The Diplomat
The Minister of Foreign Affairs, José Manuel Albares, chaired yesterday in Madrid the III General Assembly of the Sahel Alliance, in which participants demanded that national security forces respect human rights and international humanitarian law and called for a coordinated response to the “major food crisis” in the region.
“Coordination of key development actors is more necessary than ever,” Albares said during the opening. “It is time for us, the partners, to renew our commitment to the development and stability of the Sahel, for the benefit of its populations. This General Assembly is an exceptional occasion in this regard”, he added.
The Sahel Alliance was born in 2017 in Paris, thanks to the impetus of France and Germany, with the aim of strengthening coordination between partners to make aid to vulnerable areas faster, more effective and more targeted. The 26 members of the Alliance for the Sahel and their partners meet at ministerial level through their General Assembly, which is held once a year and aims to take stock of the past year, strengthen dialogue with G5 Sahel partners and determine strategic guidelines for the coming year to better respond to the needs and priorities of the area. The Alliance currently has 26 bilateral and multilateral partners, 17 as full members (including Spain) and nine as observers. In the coming months, the Sahel Alliance will have three new full members: Canada, the United States and Sweden. The former Minister of Foreign Affairs, Arancha Gonzalez Laya, assumed the rotating presidency of the Sahel Alliance General Assembly on June 24, 2020.
During the meeting, which was held at the headquarters of the Ministry of Foreign Affairs in Plaza Marqués de Salamanca in Madrid, the participants expressed their deep concern over the deterioration of the political and security situation, the resurgence of crises and the deterioration of the food situation in several G5 Sahel countries. They also adopted a series of recommendations, including “maintaining and adapting support for the benefit of the G5 Sahel populations in a context of growing instability and insecurity, so that any development gains achieved are not compromised”, and “the need to respect human rights, humanitarian principles and international humanitarian law, including defense and security forces”.

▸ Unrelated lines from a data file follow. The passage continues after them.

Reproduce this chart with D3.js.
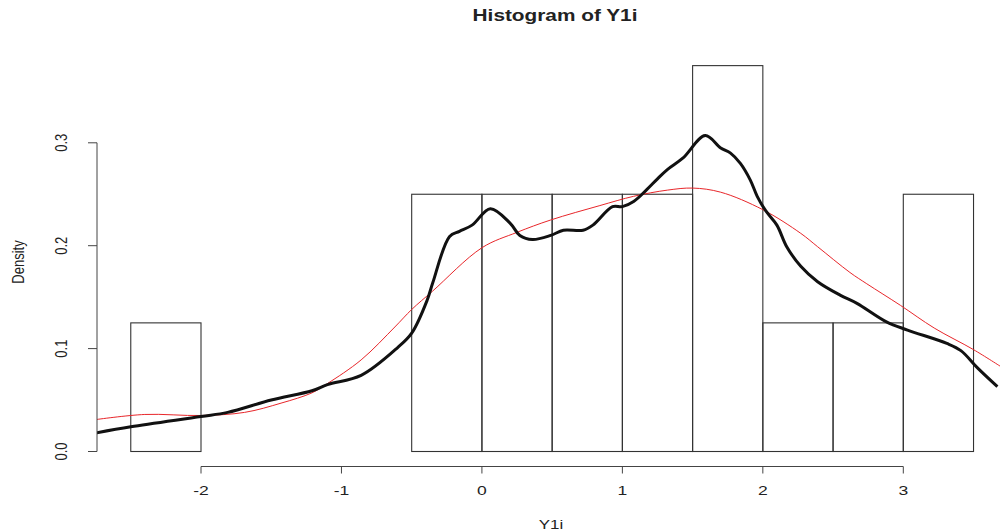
<!DOCTYPE html>
<html>
<head>
<meta charset="utf-8">
<script src="https://cdn.jsdelivr.net/npm/d3@7"></script>
<style>
  body { margin: 0; background: #fff; }
  text { font-family: "Liberation Sans", Arial, sans-serif; fill: #222; }
</style>
</head>
<body>
<svg id="chart" width="1000" height="532"></svg>
<script>
// histogram bins (width 0.5) and densities
var binStarts = [-2.5, -2, -1.5, -1, -0.5, 0, 0.5, 1, 1.5, 2, 2.5, 3];
var binWidth = 0.5;
var densities = [0.125, 0, 0, 0, 0.25, 0.25, 0.25, 0.25, 0.375, 0.125, 0.125, 0.25];

// kernel density (black, thick)
var kdeX = [-2.75, -2.5, -2.0, -1.81, -1.5, -1.21, -1.1, -0.86, -0.6, -0.5, -0.39, -0.35,
            -0.23, -0.16, -0.07, 0.06, 0.2, 0.27, 0.36, 0.49, 0.58, 0.72, 0.79, 0.93, 1.0,
            1.08, 1.17, 1.25, 1.32, 1.43, 1.59, 1.7, 1.77, 1.84, 1.91, 1.96, 2.02, 2.1,
            2.17, 2.27, 2.39, 2.55, 2.67, 2.88, 3.03, 3.31, 3.41, 3.53, 3.67];
var kdeY = [0.018, 0.024, 0.034, 0.038, 0.05, 0.059, 0.065, 0.074, 0.101, 0.115, 0.147, 0.164,
            0.209, 0.214, 0.22, 0.236, 0.222, 0.21, 0.206, 0.21, 0.215, 0.215, 0.22, 0.238, 0.238,
            0.243, 0.254, 0.265, 0.274, 0.285, 0.307, 0.295, 0.29, 0.28, 0.264, 0.248, 0.234, 0.22,
            0.199, 0.18, 0.165, 0.152, 0.144, 0.126, 0.118, 0.105, 0.098, 0.081, 0.063];

// smoother density (red, thin)
var smoothX = [-2.75, -2.4, -2.0, -1.69, -1.43, -1.21, -1.1, -0.86, -0.62, -0.5, -0.35, 0.0,
               0.25, 0.49, 0.84, 1.08, 1.32, 1.5, 1.7, 2.0, 2.27, 2.39, 2.62, 2.74, 2.98,
               3.22, 3.5, 3.7];
var smoothY = [0.031, 0.036, 0.035, 0.038, 0.047, 0.057, 0.066, 0.089, 0.121, 0.138, 0.156, 0.198,
               0.213, 0.225, 0.239, 0.248, 0.254, 0.256, 0.252, 0.235, 0.212, 0.199, 0.174, 0.163, 0.142,
               0.12, 0.099, 0.082];

var xTicks = [-2, -1, 0, 1, 2, 3];
var yTicks = [0, 0.1, 0.2, 0.3];
var yTickLabels = ["0.0", "0.1", "0.2", "0.3"];

var svg = d3.select("#chart");
var stretch = 1.3;   // the picture is wider than tall, text looks stretched

var x = d3.scaleLinear().domain([-2, 3]).range([201, 903.3]);
var y = d3.scaleLinear().domain([0, 0.3]).range([451.5, 142.8]);

svg.append("clipPath")
    .attr("id", "plotclip")
  .append("rect")
    .attr("x", 97)
    .attr("y", 30)
    .attr("width", 920)
    .attr("height", 450);

var plot = svg.append("g").attr("clip-path", "url(#plotclip)");

// bars
plot.selectAll("rect.bar")
    .data(binStarts)
    .enter()
    .append("rect")
    .attr("class", "bar")
    .attr("x", function(d) { return x(d); })
    .attr("width", function(d) { return x(d + binWidth) - x(d); })
    .attr("y", function(d, i) { return y(densities[i]); })
    .attr("height", function(d, i) { return y(0) - y(densities[i]); })
    .style("fill", "none")
    .style("stroke", "#333")
    .style("stroke-width", 1.1);

var kdeLine = d3.line()
    .x(function(d, i) { return x(kdeX[i]); })
    .y(function(d, i) { return y(kdeY[i]); })
    .curve(d3.curveCatmullRom);

var smoothLine = d3.line()
    .x(function(d, i) { return x(smoothX[i]); })
    .y(function(d, i) { return y(smoothY[i]); })
    .curve(d3.curveCatmullRom);

plot.append("path")
    .attr("d", smoothLine(smoothX))
    .style("fill", "none")
    .style("stroke", "#e8262a")
    .style("stroke-width", 1);

plot.append("path")
    .attr("d", kdeLine(kdeX))
    .style("fill", "none")
    .style("stroke", "#111")
    .style("stroke-width", 3)
    .style("stroke-linejoin", "round");

// bottom axis
var xAxisY = 466.5;
svg.append("line")
    .attr("x1", x(xTicks[0]))
    .attr("x2", x(xTicks[xTicks.length - 1]))
    .attr("y1", xAxisY)
    .attr("y2", xAxisY)
    .style("stroke", "#444");
svg.selectAll("xtick")
    .data(xTicks)
    .enter()
    .append("line")
    .attr("x1", function(d) { return x(d); })
    .attr("x2", function(d) { return x(d); })
    .attr("y1", xAxisY)
    .attr("y2", xAxisY + 7)
    .style("stroke", "#444");
svg.selectAll("xlabel")
    .data(xTicks)
    .enter()
    .append("text")
    .attr("transform", function(d) { return "translate(" + x(d) + ",495) scale(" + stretch + ",1)"; })
    .style("font-size", "13.5px")
    .style("text-anchor", "middle")
    .text(function(d) { return d; });

// left axis
var yAxisX = 97;
svg.append("line")
    .attr("x1", yAxisX)
    .attr("x2", yAxisX)
    .attr("y1", y(0))
    .attr("y2", y(0.3))
    .style("stroke", "#444");
svg.selectAll("ytick")
    .data(yTicks)
    .enter()
    .append("line")
    .attr("x1", yAxisX - 9)
    .attr("x2", yAxisX)
    .attr("y1", function(d) { return y(d); })
    .attr("y2", function(d) { return y(d); })
    .style("stroke", "#444");
svg.selectAll("ylabel")
    .data(yTicks)
    .enter()
    .append("text")
    .attr("transform", function(d) { return "translate(67," + y(d) + ") scale(" + stretch + ",1) rotate(-90)"; })
    .style("font-size", "13px")
    .style("text-anchor", "middle")
    .text(function(d, i) { return yTickLabels[i]; });

// titles
svg.append("text")
    .attr("transform", "translate(555,21) scale(" + stretch + ",1)")
    .style("font-size", "16px")
    .style("font-weight", "bold")
    .style("text-anchor", "middle")
    .text("Histogram of Y1i");

svg.append("text")
    .attr("transform", "translate(551,529) scale(" + stretch + ",1)")
    .style("font-size", "13px")
    .style("text-anchor", "middle")
    .text("Y1i");

svg.append("text")
    .attr("transform", "translate(24,262) scale(" + stretch + ",1) rotate(-90)")
    .style("font-size", "13px")
    .style("text-anchor", "middle")
    .text("Density");
</script>
</body>
</html>
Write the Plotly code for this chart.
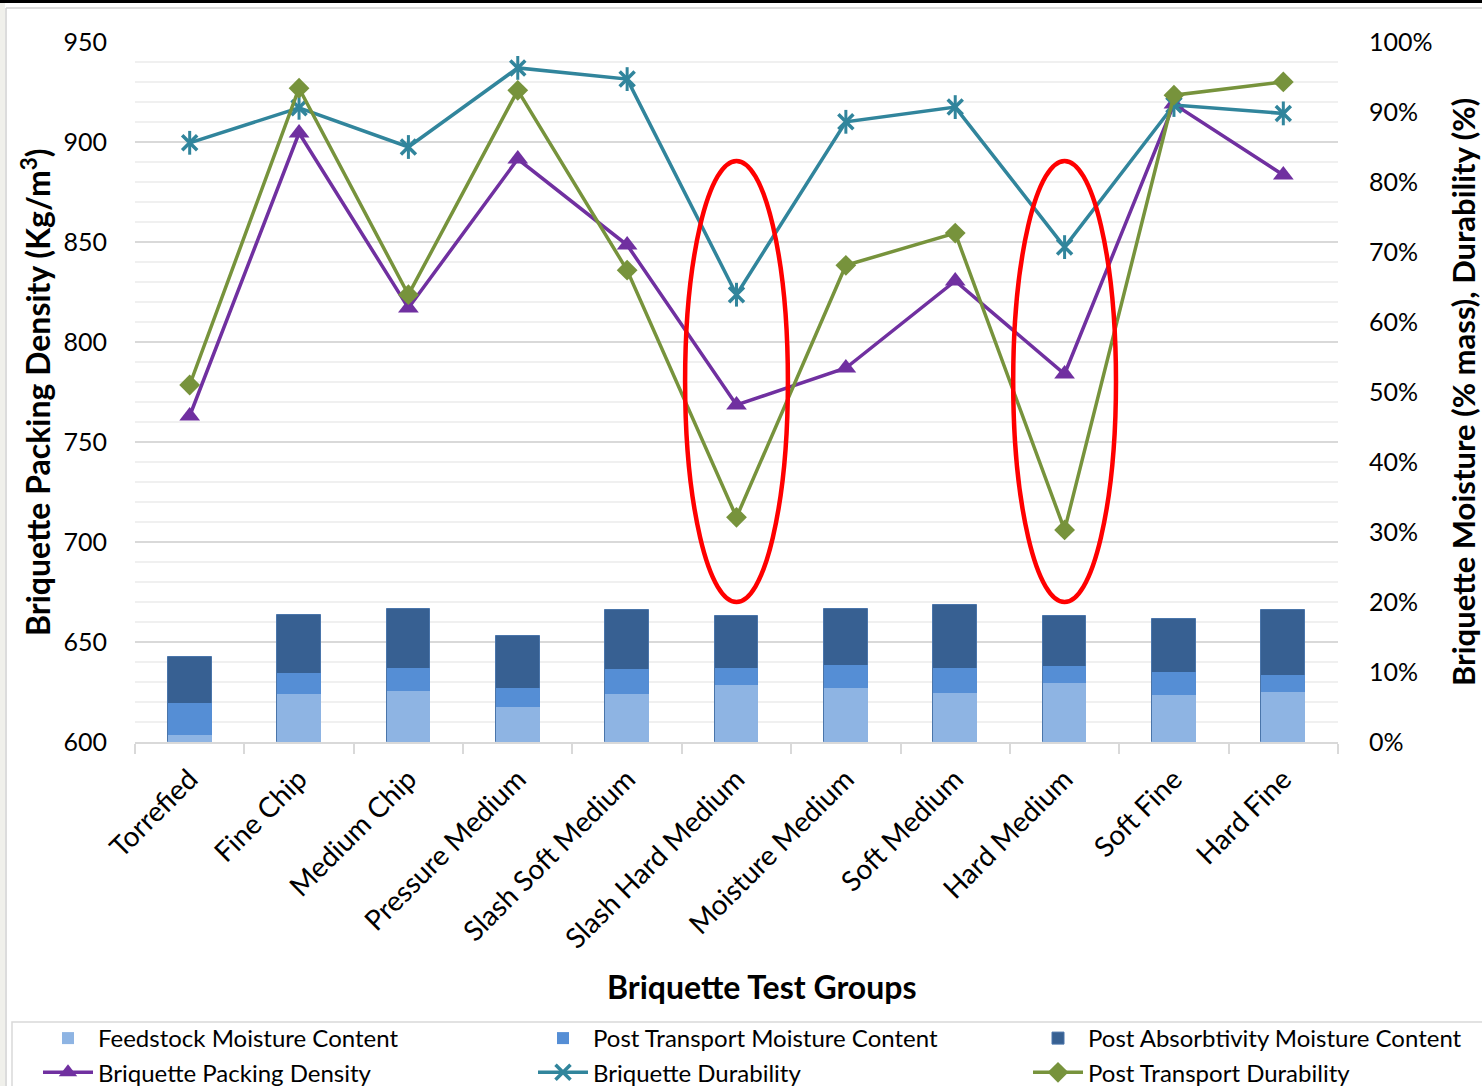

The Assembly also urged to “provide a coordinated response to the populations of the area and to meet the challenges of the major food crisis facing the G5 Sahel countries”, to “continue efforts in the most fragile areas” to fight “the root causes of instability and limit the spread of conflicts and crises” and to intensify the “participation of young people and women in political life”.
Albares and Le Drian celebrate the agreement on dual nationality
Among the many personalities attending the Assembly were the Chadian Minister of Economy, Development Planning and International Cooperation and current President of the G5 Sahel Council of Ministers, Mahamat Hamid Koua; the French Minister of Europe and Foreign Affairs, Jean-Yves Le Drian, and the European Commissioner for International Partnerships, Jutta Urpilainen.
Before the start of the Assembly, Albares held bilateral meetings with Commissioner Jutta Urpilainen, with whom he addressed the situation in the Sahel, Ukraine and the south and east of Europe, with “an eye on the Spanish Presidency of the EU” -as the Minister indicated in his Twitter account-, and with Jean-Yves Le Drian, with whom he discussed the Sahel and Ukraine and the various aspects of bilateral cooperation and with whom he celebrated the recent entry into force of the dual nationality agreement between the two countries, signed on March 15, 2021 at the XXVI Hispano-French Summit in Montauban.
France is the first non-Spanish and non-Lusophone country with which Spain has signed a bilateral agreement of this type. According to a press release issued yesterday by the Foreign Ministry, “this agreement will further strengthen the great cultural and social proximity that links the Spanish and French, particularly the more than 100,000 French people living in Spain and the nearly 300,000 Spaniards living in France, who contribute daily to the prosperity of our two countries”. Likewise, the entry into force of the Convention “contains a strong historical dimension, as it allows Spaniards who lost their original nationality when acquiring French nationality to recover it retroactively”.